The Key to Change – Your HR Policies


Every organisation has something to boast about. It could be their retention rate, for some, it could be their training programmes or even the company mascot. But for most organisations it is their policies they take pride in as they know that the reason most of their employees are still sticking around in the organisation is because of a policy. However, with the changing times, some of the old policies have failed to excite job seekers and organisations are now seeing them as a ‘burden’; as HR policies too were devised for a certain time period, and they need to be overhauled from time to time to yield maximum results.

Productivity matters

Any policy is considered to be a success if the organisation reaps the benefits and so do the employees. And after a certain period of time, organisations need to figure out if the ‘star’ HR initiative is still reaping the desired results as it was when conceptualized? It is a mixed bag as some of the benefits still yield rich returns and build strong retention linkages.
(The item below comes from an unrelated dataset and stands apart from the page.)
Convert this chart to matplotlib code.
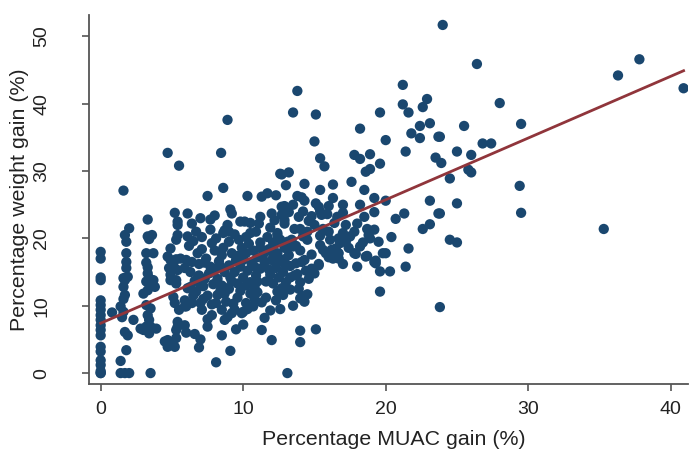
import matplotlib
matplotlib.use('Agg')
import matplotlib.pyplot as plt
import numpy as np

# Percentage MUAC gain (x) / percentage weight gain (y)
col0_weight = [0, 0, 0.3, 1.2, 1.9, 3.2, 3.9, 5.6, 6.4, 7.1, 7.9, 8.6, 9.4,
               10.1, 10.8, 13.8, 14.2, 17.0, 18.0]

left_pts = [
    (1.6, 27.1), (2.0, 21.5), (1.7, 20.5), (1.8, 19.5), (1.8, 17.8), (1.8, 15.6),
    (1.6, 14.1), (1.9, 14.3), (1.7, 13.8), (1.6, 12.8), (1.7, 11.6), (1.4, 9.9),
    (1.6, 9.1), (0.8, 9.0), (2.3, 7.9), (1.7, 6.1), (1.9, 5.6), (1.8, 3.4),
    (1.4, 1.8), (1.4, 0), (1.7, 0), (2.0, 0), (1.6, 11.0), (1.5, 8.3), (1.8, 16.5),
    (3.3, 22.8), (3.3, 20.3), (3.4, 19.9), (3.2, 17.8), (3.7, 17.8), (3.2, 16.4),
    (3.3, 15.7), (3.3, 14.8), (3.4, 14.1), (3.2, 13.6), (3.7, 13.8), (3.5, 13.1),
    (3.3, 12.3), (3.0, 11.8), (3.2, 10.1), (3.5, 9.6), (3.3, 8.6), (3.4, 7.9),
    (3.2, 6.9), (3.0, 6.4), (2.8, 6.6), (3.5, 6.9), (3.9, 6.6), (3.4, 5.9),
    (3.5, 0), (3.8, 12.8), (3.6, 20.5),
]

mid_left_pts = [
    (4.7, 32.7), (5.5, 30.8), (5.2, 23.8), (6.1, 23.7), (5.4, 22.5), (5.4, 22.0),
    (5.4, 20.5), (5.3, 19.8), (4.9, 18.5), (4.7, 17.3), (4.9, 16.8), (5.3, 16.9),
    (5.1, 16.0), (4.8, 15.6), (5.4, 15.3), (4.9, 14.6), (5.3, 13.8), (5.6, 17.0),
    (6.0, 16.8), (5.9, 15.6), (4.9, 13.8), (5.3, 13.3), (5.1, 11.3), (5.2, 10.4),
    (5.5, 9.4), (5.9, 9.9), (5.4, 7.6), (5.4, 6.9), (5.3, 6.4), (6.1, 12.6),
    (4.7, 4.9), (4.5, 4.7), (4.9, 4.4), (5.2, 3.9), (5.3, 5.2), (4.7, 3.9),
    (6.0, 6.0), (5.9, 7.1), (6.6, 5.8), (7.0, 5.0), (6.9, 3.8), (6.3, 12.8),
    (6.7, 12.1), (5.9, 10.8), (6.0, 9.9), (6.4, 10.4), (7.0, 10.4), (7.1, 9.4),
    (7.8, 8.6),
]

low_pts = [
    (8.1, 1.6), (9.1, 3.3), (7.5, 6.9), (8.5, 5.6), (10.0, 7.2), (11.3, 6.4),
    (12.0, 4.9), (11.9, 9.3), (11.3, 10.5), (10.7, 9.9), (10.3, 9.5), (10.0, 9.1),
    (9.9, 8.9), (9.4, 9.4), (9.2, 8.9), (8.9, 8.3), (8.7, 7.9), (8.5, 9.4),
    (8.1, 10.4), (8.2, 11.6), (8.7, 11.8), (8.8, 10.6), (13.1, 0), (13.5, 10.0),
    (14.0, 11.1), (14.2, 11.4), (14.5, 11.7), (14.3, 10.6), (12.7, 12.6),
    (12.4, 12.1), (12.8, 11.6), (13.3, 12.4), (14.0, 6.3), (15.1, 6.5), (14.0, 4.6),
    (9.6, 11.2), (10.5, 11.8), (11.0, 12.0), (9.0, 12.5), (7.5, 11.5), (7.2, 12.9),
    (10.2, 10.4),
]

dense_pts = [
    (6.2, 18.9), (6.5, 19.6), (6.8, 17.8), (7.1, 18.4), (6.4, 16.5), (6.9, 16.2),
    (7.4, 17.0), (7.7, 15.8), (6.3, 15.0), (6.9, 14.5), (7.3, 14.0), (7.6, 14.8),
    (8.0, 15.5), (8.3, 16.6), (8.5, 17.5), (8.0, 18.2), (7.8, 19.3), (8.6, 18.6),
    (9.0, 19.5), (9.2, 17.8), (9.5, 16.8), (9.0, 16.0), (8.7, 15.0), (8.2, 14.0),
    (7.9, 13.2), (8.5, 13.0), (9.1, 14.2), (9.4, 15.0), (9.8, 15.8), (10.0, 16.8),
    (10.2, 17.8), (9.9, 18.6), (10.4, 19.2), (10.7, 18.2), (11.0, 17.2),
    (10.6, 16.2), (10.3, 15.2), (10.0, 14.2), (9.6, 13.3), (10.5, 13.5),
    (10.9, 14.5), (11.2, 15.5), (11.5, 16.5), (11.4, 17.6), (11.8, 18.4),
    (11.2, 19.4), (11.7, 20.2), (12.2, 19.2), (12.4, 17.8), (12.0, 16.8),
    (12.3, 15.6), (11.9, 14.6), (11.6, 13.6), (12.5, 14.2), (12.8, 15.0),
    (12.9, 16.2), (13.2, 17.5), (12.9, 18.6), (7.7, 22.8), (7.7, 21.3), (8.9, 22.0),
    (8.7, 21.2), (8.6, 20.8), (9.8, 22.5), (10.1, 22.5), (10.5, 22.3), (10.5, 20.8),
    (11.2, 23.2), (11.1, 22.2), (12.0, 23.7), (12.7, 24.7), (12.7, 23.5),
    (12.9, 22.7), (9.1, 24.3), (9.2, 23.7), (6.1, 20.3), (6.7, 21.0), (7.1, 20.2),
    (8.1, 20.0), (9.4, 20.6), (10.9, 21.0), (11.9, 21.6), (12.4, 20.8), (7.3, 16.4),
    (6.6, 13.7), (7.0, 13.0), (8.8, 12.6), (10.8, 12.8), (12.1, 13.3), (9.7, 19.8),
]

dense_extra_pts = [
    (6.5, 11.5), (7.2, 11.0), (7.8, 10.2), (8.4, 12.2), (9.3, 10.3), (9.8, 12.2),
    (10.8, 11.0), (11.6, 11.2), (12.3, 10.8), (11.0, 13.6), (10.2, 13.0),
    (9.2, 13.6), (8.4, 15.8), (9.6, 17.4), (10.8, 15.8), (11.8, 15.4), (12.6, 16.8),
    (11.2, 18.6), (10.2, 20.2), (9.0, 21.0), (13.6, 21.4), (14.8, 23.3),
    (13.5, 25.0), (15.6, 21.4), (16.6, 23.2), (17.8, 21.0), (18.4, 19.4),
    (17.0, 16.2), (18.0, 15.8), (14.8, 17.6), (14.0, 18.2), (12.6, 19.8),
    (6.4, 22.2), (7.0, 23.0), (8.0, 23.4), (13.9, 12.5), (12.6, 9.5), (11.5, 8.2),
    (9.5, 6.5), (7.5, 8.0),
]

upper_mid_pts = [
    (8.9, 37.6), (8.45, 32.7), (8.6, 27.5), (7.5, 26.3), (10.3, 26.3), (11.3, 26.2),
    (11.7, 26.7), (12.3, 26.4), (12.6, 29.6), (13.0, 27.9),
]

center_pts = [
    (13.8, 41.9), (13.5, 38.7), (15.1, 38.4), (15.0, 34.4), (15.4, 31.9),
    (15.7, 30.7), (12.7, 29.5), (13.2, 29.8), (14.3, 28.1), (15.4, 27.2),
    (16.3, 28.0), (17.6, 28.4), (18.5, 27.2), (19.2, 26.0), (20.0, 25.6),
    (13.8, 26.3), (14.1, 26.1), (14.3, 25.6), (15.1, 25.2), (15.3, 24.7),
    (15.4, 24.0), (15.5, 23.5), (17.0, 23.8), (19.2, 23.9), (20.7, 22.9),
    (21.3, 23.7), (12.9, 24.8), (13.2, 23.9), (12.8, 23.6), (12.2, 22.7),
    (12.9, 22.2), (14.0, 21.4), (15.0, 22.0), (15.4, 20.4), (14.2, 20.3),
    (14.5, 19.8), (14.5, 21.0), (13.4, 19.8), (13.3, 18.8), (13.7, 18.9),
    (12.4, 20.5), (12.1, 19.4), (16.0, 21.0), (16.1, 19.8), (16.7, 20.0),
    (17.0, 20.8), (16.8, 19.3), (17.2, 19.5), (16.5, 18.5), (16.2, 18.3),
    (15.8, 17.8), (15.6, 18.3), (15.4, 19.0), (16.0, 17.2), (16.3, 17.0),
    (16.7, 17.0), (16.7, 17.8), (17.8, 17.8), (18.8, 20.5), (18.9, 20.0),
    (18.7, 21.4), (18.6, 17.3), (19.2, 16.5), (19.8, 17.8), (20.3, 15.1),
    (19.6, 15.1), (14.3, 16.8), (14.1, 16.5), (13.7, 16.3), (15.3, 16.0),
    (13.1, 19.5), (13.5, 18.8), (12.9, 16.9), (13.3, 15.9), (13.8, 14.7),
    (13.6, 14.5), (15.3, 16.2), (19.3, 16.3), (19.3, 16.7), (20.0, 17.8),
    (17.9, 17.7), (18.7, 17.4), (19.6, 12.1), (21.4, 15.8), (21.6, 18.5),
    (14.0, 13.5), (14.6, 14.0), (15.0, 14.8), (14.8, 15.5), (14.4, 15.2),
    (13.0, 13.5), (13.3, 14.2), (12.0, 18.0), (17.4, 18.6), (18.2, 18.8),
    (17.5, 20.3), (16.4, 22.3), (17.2, 22.0), (14.6, 22.6), (13.9, 23.2),
    (14.2, 24.0), (16.3, 26.0), (17.0, 25.0), (18.2, 25.0), (18.5, 23.2),
    (18.0, 22.2), (19.2, 21.3), (19.5, 19.5), (20.4, 20.2), (15.9, 23.6),
    (16.0, 24.8),
]

right_pts = [
    (24.5, 19.8), (25.0, 19.4), (23.8, 9.8), (35.3, 21.4), (29.4, 27.8),
    (29.5, 23.8), (25.0, 25.2), (23.8, 23.7), (24.5, 28.9), (25.8, 30.2),
    (26.0, 29.8), (23.9, 31.2), (25.0, 32.9), (26.0, 32.4), (26.8, 34.1),
    (27.4, 34.1), (23.8, 35.1), (25.5, 36.7), (29.5, 37.0), (28.0, 40.1),
    (26.4, 45.9), (24.0, 51.7), (36.3, 44.2), (37.8, 46.6), (40.9, 42.3),
    (21.2, 42.8), (21.2, 39.9), (21.6, 38.7), (22.9, 40.7), (22.6, 39.5),
    (19.6, 38.7), (18.2, 36.3), (21.8, 35.6), (22.4, 36.7), (23.1, 37.1),
    (22.4, 34.9), (23.7, 35.1), (20.0, 34.6), (21.4, 32.9), (17.8, 32.4),
    (18.2, 31.8), (18.9, 32.5), (19.6, 31.1), (18.6, 29.9), (18.9, 30.3),
    (23.5, 32.0), (23.1, 25.6), (23.7, 23.7), (23.1, 22.1), (22.6, 21.4),
]

# fitted line endpoints
fit_x = [0, 40.9]
fit_y = [7.4, 44.9]

groups = [left_pts, mid_left_pts, low_pts, dense_pts, dense_extra_pts,
          upper_mid_pts, center_pts, right_pts]
pts = [(0.0, w) for w in col0_weight] + [p for g in groups for p in g]
muac = np.array([p[0] for p in pts])
weight = np.array([p[1] for p in pts])

plt.rcParams['font.family'] = ['Liberation Sans', 'DejaVu Sans']

fig = plt.figure(figsize=(6.92, 4.5), dpi=100)
ax = fig.add_axes([0.129, 0.147, 0.865, 0.82])

ax.scatter(muac, weight, s=55, color='#1a476f', edgecolors='none', zorder=2)
ax.plot(fit_x, fit_y, color='#90353b', lw=2, zorder=3)

ax.set_xlim(-0.8, 41.2)
ax.set_ylim(-1.6, 53.2)
ax.set_xticks([0, 10, 20, 30, 40])
ax.set_yticks([0, 10, 20, 30, 40, 50])

for s in ['top', 'right']:
    ax.spines[s].set_visible(False)
for s in ['left', 'bottom']:
    ax.spines[s].set_color('#555555')
    ax.spines[s].set_linewidth(1.3)

ax.tick_params(axis='both', colors='#555555', length=5, width=1.2, labelcolor='#222222',
               labelsize=14)
ax.tick_params(axis='x', pad=7)
ax.tick_params(axis='y', pad=23)
for lbl in ax.get_yticklabels():
    lbl.set_rotation(90)
    lbl.set_va('center')

ax.set_xlabel('Percentage MUAC gain (%)', fontsize=15.4, color='#222222')
ax.set_ylabel('Percentage weight gain (%)', fontsize=15.4, color='#222222')
ax.xaxis.set_label_coords(0.508, -0.125)
ax.yaxis.set_label_coords(-0.101, 0.5)

fig.savefig('out.png', dpi=100)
In some cases certain programmes have delivered the goods while in certain other cases they have not. These programmes have been designed as retention and attraction tools. However, that is precisely the reason why they have now started to become unpopular. Professionals nowadays are highly discerning and in today’s buoyant times need more than the mere ‘lure of the lucre’ to attract them to an organisation or to be retained by one.

Wrong turn

It is a documented fact that certain HR policies do not do any good to the employees and the organisation as they were initially initiated for. In most organisations, there is a sense of complacency after such programs were introduced. Management was lulled into a false notion of safety since most schemes such as ESOPs etc. ensured a lock in period for the employee. Thus, the means became the end. Instead of being a support tool for rewarding employees, it was soon transformed into the ‘main weapon’ to address employee dissatisfaction and attrition. This is where the problem started as organisations started to grow exponentially, the employee benefits soon transformed themselves into symbols of power and an acknowledgement of one’s position within the company. This factor perhaps created more problems than it could solve. Over time, inequality of distribution of benefits actually fueled employee dissatisfaction rather than addressing it.

ESOPs were okay until they were also used as performance incentives. Retention bonuses were always going to be a double edged sword since they also indicated the relative importance of certain employees to the organisation. Basically, any mechanism to address the disgruntled employee was basically going to make other ‘happy’ employees – ‘unhappy’. Any move to retain was viewed as a ‘soft move’ by the organisation and over time the organisation was itself viewed as going soft on ‘aggrieved employees’.

Another example could be of ‘signing bonuses’, which has been used to attract talent but does not always work in the companies’ favour. It was one of the innovations devised but has to be paid back if the employee quits within a stipulated time. Thus, it also acts as a retention tool. However, the perception is that sign-on bonus is an instant solution but they don’t buy loyalty. Many times they cause an additional turn-over within the industry and can cause resentment amongst employees at various levels.

The right moves

So what can be the possible solution to this grave issue?

Companies should be very clear who is their talent community and understand the psychological, social and demographic factors that make a highly engaged employee. A company in the BPO sector has a much younger population than a manufacturing company. The benefits package for different age-groups must be different and according to the industry.

In the US, companies are segmenting their offerings to their employees. Younger people buy different health package than the employees in mid 40s and it is the organisation they are working for which offers these different packages. HR practitioners are getting convinced that a general purpose benefits strategy does not give the required solution as organisations need a bouquet of retention benefits programs and recognise that every employee’s need varies with time and specific situations and they need to take into account their problems and personal priorities.

Formation of insight groups in the HR will be of great help in devising better policies. In many companies Insight Group consists of HR executives who are plugged into the social fabric of the techie community and HR blog, which captures the buzz and expectations in the workplace.

HR needs to understand that the policies need to be tweaked upon on a regular basis to keep the productivity and engagement high. A lot more personal and segmented policies are the need of the hour and HR must act fast to avert the dangers of attrition and have a happy workforce.